▶ [WHAT IS ASKED]
Nothing in the data should change when you return it, but leave the pictures out.

□ □ □ □ □

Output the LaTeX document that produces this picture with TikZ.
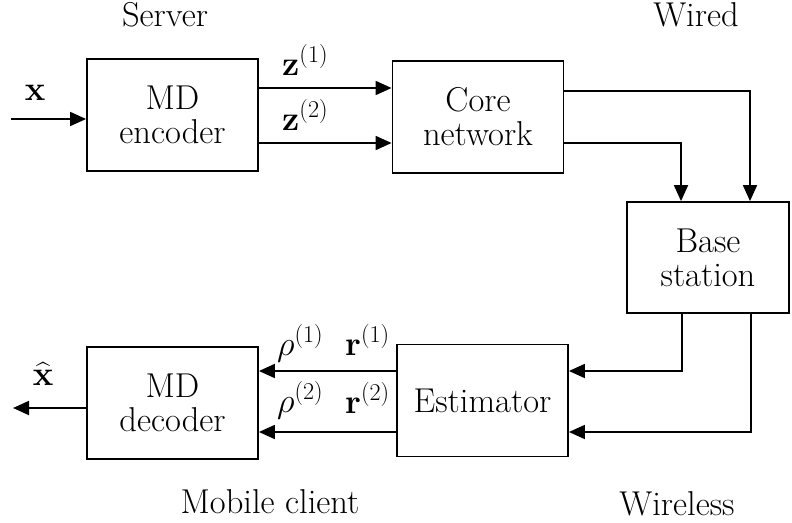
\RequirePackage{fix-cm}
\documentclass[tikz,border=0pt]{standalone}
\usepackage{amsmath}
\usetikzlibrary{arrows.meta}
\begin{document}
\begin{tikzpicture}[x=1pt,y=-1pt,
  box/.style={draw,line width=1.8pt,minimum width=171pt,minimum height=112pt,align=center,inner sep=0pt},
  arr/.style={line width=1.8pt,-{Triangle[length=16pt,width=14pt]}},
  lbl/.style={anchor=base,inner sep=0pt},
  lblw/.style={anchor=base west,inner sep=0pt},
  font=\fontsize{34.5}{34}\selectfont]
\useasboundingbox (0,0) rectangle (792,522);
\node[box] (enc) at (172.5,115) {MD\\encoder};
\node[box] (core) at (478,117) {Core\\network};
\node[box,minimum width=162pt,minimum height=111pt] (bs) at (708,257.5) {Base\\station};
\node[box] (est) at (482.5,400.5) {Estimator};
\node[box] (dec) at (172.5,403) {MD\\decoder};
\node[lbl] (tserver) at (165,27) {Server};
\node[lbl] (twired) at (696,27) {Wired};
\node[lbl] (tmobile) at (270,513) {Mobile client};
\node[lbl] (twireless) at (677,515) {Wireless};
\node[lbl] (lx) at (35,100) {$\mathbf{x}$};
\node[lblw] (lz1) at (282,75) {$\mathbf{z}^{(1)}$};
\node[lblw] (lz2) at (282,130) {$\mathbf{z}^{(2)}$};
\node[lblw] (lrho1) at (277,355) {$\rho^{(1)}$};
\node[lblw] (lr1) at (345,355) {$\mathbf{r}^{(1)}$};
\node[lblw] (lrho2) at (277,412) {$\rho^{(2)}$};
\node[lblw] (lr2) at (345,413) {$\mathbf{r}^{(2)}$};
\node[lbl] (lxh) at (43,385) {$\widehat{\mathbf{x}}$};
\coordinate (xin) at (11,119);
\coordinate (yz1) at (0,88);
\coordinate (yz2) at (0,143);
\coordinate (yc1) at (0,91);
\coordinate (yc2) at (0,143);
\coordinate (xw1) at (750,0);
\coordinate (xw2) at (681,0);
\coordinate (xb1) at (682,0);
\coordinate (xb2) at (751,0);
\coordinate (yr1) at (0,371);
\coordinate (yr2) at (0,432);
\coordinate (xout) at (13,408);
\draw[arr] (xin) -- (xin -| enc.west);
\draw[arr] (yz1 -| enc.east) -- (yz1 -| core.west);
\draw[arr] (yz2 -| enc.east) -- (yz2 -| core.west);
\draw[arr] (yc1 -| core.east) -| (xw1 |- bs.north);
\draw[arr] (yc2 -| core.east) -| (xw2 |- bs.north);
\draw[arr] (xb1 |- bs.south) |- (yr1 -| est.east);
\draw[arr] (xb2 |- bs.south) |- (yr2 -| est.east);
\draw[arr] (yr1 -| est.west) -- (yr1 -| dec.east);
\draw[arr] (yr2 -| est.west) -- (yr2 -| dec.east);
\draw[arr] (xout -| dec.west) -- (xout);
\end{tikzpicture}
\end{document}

□ □ □ □ □

▶ [RESULT]
Output the LaTeX document that produces this picture with TikZ.
\RequirePackage{fix-cm}
\documentclass[tikz,border=0pt]{standalone}
\usepackage{amsmath}
\usetikzlibrary{arrows.meta}
\begin{document}
\begin{tikzpicture}[x=1pt,y=-1pt,
  box/.style={draw,line width=1.8pt,minimum width=171pt,minimum height=112pt,align=center,inner sep=0pt},
  arr/.style={line width=1.8pt,-{Triangle[length=16pt,width=14pt]}},
  lbl/.style={anchor=base,inner sep=0pt},
  lblw/.style={anchor=base west,inner sep=0pt},
  font=\fontsize{34.5}{34}\selectfont]
\useasboundingbox (0,0) rectangle (792,522);
\node[box] (enc) at (172.5,115) {MD\\encoder};
\node[box] (core) at (478,117) {Core\\network};
\node[box,minimum width=162pt,minimum height=111pt] (bs) at (708,257.5) {Base\\station};
\node[box] (est) at (482.5,400.5) {Estimator};
\node[box] (dec) at (172.5,403) {MD\\decoder};
\node[lbl] (tserver) at (165,27) {Server};
\node[lbl] (twired) at (696,27) {Wired};
\node[lbl] (tmobile) at (270,513) {Mobile client};
\node[lbl] (twireless) at (677,515) {Wireless};
\node[lbl] (lx) at (35,100) {$\mathbf{x}$};
\node[lblw] (lz1) at (282,75) {$\mathbf{z}^{(1)}$};
\node[lblw] (lz2) at (282,130) {$\mathbf{z}^{(2)}$};
\node[lblw] (lrho1) at (277,355) {$\rho^{(1)}$};
\node[lblw] (lr1) at (345,355) {$\mathbf{r}^{(1)}$};
\node[lblw] (lrho2) at (277,412) {$\rho^{(2)}$};
\node[lblw] (lr2) at (345,413) {$\mathbf{r}^{(2)}$};
\node[lbl] (lxh) at (43,385) {$\widehat{\mathbf{x}}$};
\coordinate (xin) at (11,119);
\coordinate (yz1) at (0,88);
\coordinate (yz2) at (0,143);
\coordinate (yc1) at (0,91);
\coordinate (yc2) at (0,143);
\coordinate (xw1) at (750,0);
\coordinate (xw2) at (681,0);
\coordinate (xb1) at (682,0);
\coordinate (xb2) at (751,0);
\coordinate (yr1) at (0,371);
\coordinate (yr2) at (0,432);
\coordinate (xout) at (13,408);
\draw[arr] (xin) -- (xin -| enc.west);
\draw[arr] (yz1 -| enc.east) -- (yz1 -| core.west);
\draw[arr] (yz2 -| enc.east) -- (yz2 -| core.west);
\draw[arr] (yc1 -| core.east) -| (xw1 |- bs.north);
\draw[arr] (yc2 -| core.east) -| (xw2 |- bs.north);
\draw[arr] (xb1 |- bs.south) |- (yr1 -| est.east);
\draw[arr] (xb2 |- bs.south) |- (yr2 -| est.east);
\draw[arr] (yr1 -| est.west) -- (yr1 -| dec.east);
\draw[arr] (yr2 -| est.west) -- (yr2 -| dec.east);
\draw[arr] (xout -| dec.west) -- (xout);
\end{tikzpicture}
\end{document}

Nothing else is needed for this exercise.